#  >  > General Forum >  >  > Main Forum >  >  > General Discussion >  >  Social Media And Relationship!

## Moana

Social Media has been a real conflict between relationships such as love, marriage, friendship, family and it goes on here in Sri Lanka. Social media gives us both a good and bad impact. What we do these days is we get more engaged with social media rather than our daily activities I mean when it comes to family functions and stuff what most us do is take selfies and post them on Facebook tag friends, instead of enjoying the real moment! We sometimes might not even know the name of our relative or in which way they're related to us.

These are some of the stuffs happening because of social in our life:


Couples are ending up in divorce due to their spouse's activities on social media

Loved ones are breaking up since of being dishonest at times(Chatting with other people on late nights)

Creating fake accounts and cheating on relationships

The value of love and friendship are not being understood since we spend alot of time in Social Media

Relationships are broken since they have contact with their Ex or check on their profile

People are spending less time with their family

Children are being sexually abused because of social media through fake accounts

Social media is a wonderful way of keeping in touch with family and friends but there should be a limitation on how much we use it and in what way we use it.

*What do you people think of it? Am I right or do you've any disagreements? Share your opinions here! Let it be a little controversial.

*

----------


## Beacon

> Social Media has been a real conflict between relationships such as love, marriage, friendship, family and it goes on here in Sri Lanka. Social media gives us both a good and bad impact. What we do these days is we get more engaged with social media rather than our daily activities I mean when it comes to family functions and stuff what most us do is take selfies and post them on Facebook tag friends, instead of enjoying the real moment! We sometimes might not even know the name of our relative or in which way they're related to us.
> 
> These are some of the stuffs happening because of social in our life:
> 
> 
> Couples are ending up in divorce due to their spouse's activities on social media
> 
> Loved ones are breaking up since of being dishonest at times(Chatting with other people on late nights)
> 
> ...


There are people and companies using social media to improve their business and online reputation, but mostly people use this to share their thoughts and updates. However, as you mentioned there are con's and pro's too because of the poor quality in the privacy and anonymity! Even major social media channels having inbuilt algorithm to detect the fake accounts and spam accounts, however still there is always a loophole to get into this.
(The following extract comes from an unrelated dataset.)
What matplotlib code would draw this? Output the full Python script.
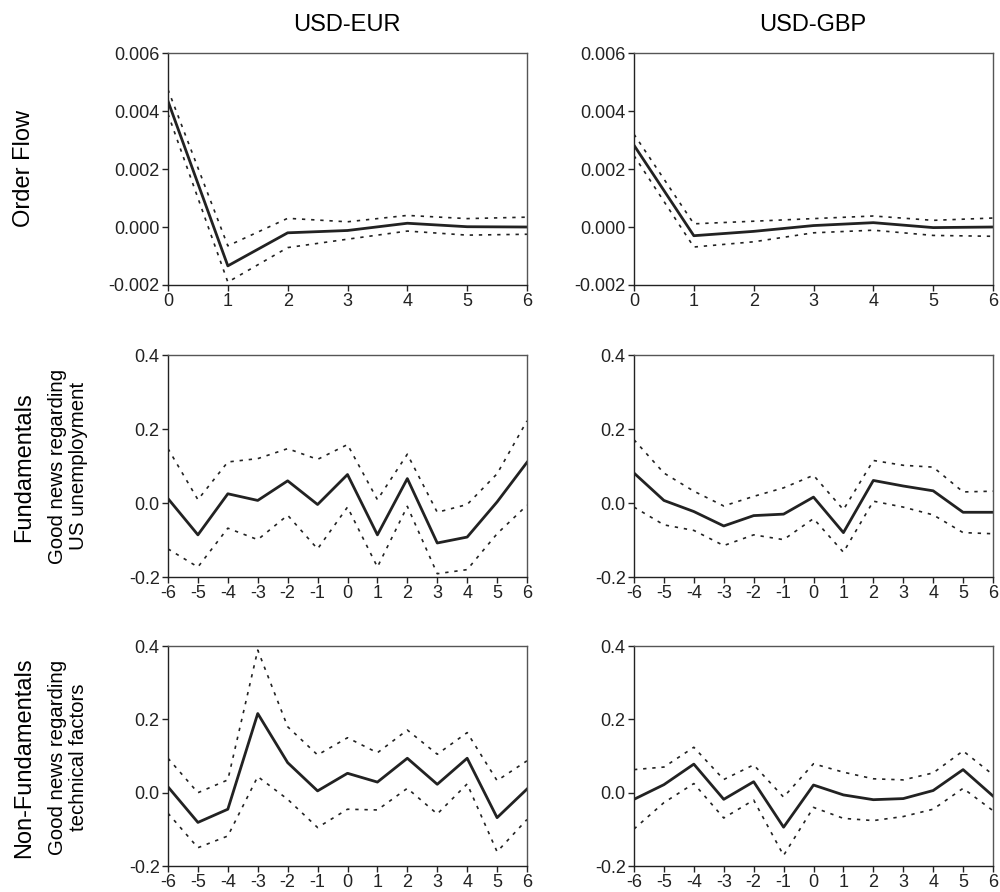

1) Know your limit, use the social media with a proper privacy control and accept known requests only and make your conversation very carefully and friendly.
2) do not go craze or share private contents on social media conversation or messages which will end up with somewhere even we can't imagine
3) respect the people to get respected and use the social media very politely rather posting what you think
4) Always maintain very strong password for your phones, social media accounts ( double authentication is better with carefully selected multiple recovery options)
5) Try to prioritize your tasks and give less attention for social media to maintain the meaningful relationship with your family and friends in a realtime.

just my two cents  :Smile:

----------


## Bhavya

> Social Media has been a real conflict between relationships such as love, marriage, friendship, family and it goes on here in Sri Lanka. Social media gives us both a good and bad impact. What we do these days is we get more engaged with social media rather than our daily activities I mean when it comes to family functions and stuff what most us do is take selfies and post them on Facebook tag friends, instead of enjoying the real moment! We sometimes might not even know the name of our relative or in which way they're related to us.
> 
> These are some of the stuffs happening because of social in our life:
> 
> 
> Couples are ending up in divorce due to their spouse's activities on social media
> 
> Loved ones are breaking up since of being dishonest at times(Chatting with other people on late nights)
> 
> ...


My opinion that social media is positive but some of us using it negatively, I definitely believe that face-to-face interaction must continue to be our main source of communication then we can easily avoid the conflicts in our relationships.

----------


## Moana

> respect the people to get respected and use the social media very politely rather posting what you think


Very true but there're (some people out there even me sometimes) who posts, post's on Facebook according to the mood they are, Just to make that particular person realise how we feel. Unconsciously sometimes sensitive minded people end up doing this in too much love and uncontrollable emotion 

Yes, the best way is to stop prioritising social media and start spending sometime with family and friends but sadly this is followed by none.

----------


## Moana

> Try to prioritize your tasks and give less attention for social media to maintain the meaningful relationship with your family and friends in a realtime.


And I believe that all problems could be solved if people start listening to our feelings in real and compromise us, maybe then people would stop spending more time on social media!

----------


## Moana

> My opinion that social media is positive but some of us using it negatively, I definitely believe that face-to-face interaction must continue to be our main source of communication then we can easily avoid the conflicts in our relationships.


yes that is what I'm trying to say as well, if people start listening to other people's problem maybe just 10 minutes per day sit down and look into their eyes and ask them if they're really ok. This would definitely bring a change

----------


## Bhavya

> And I believe that all problems could be solved if people start listening to our feelings in real and compromise us, maybe then people would stop spending more time on social media!


There are people who are ready to listen our problems and help us. If we have clear vision without any insecurity or doubts we can definitely find them. Trusting a stranger on social media is a stupid thing. Always listen to your heart it will show you the right people.

----------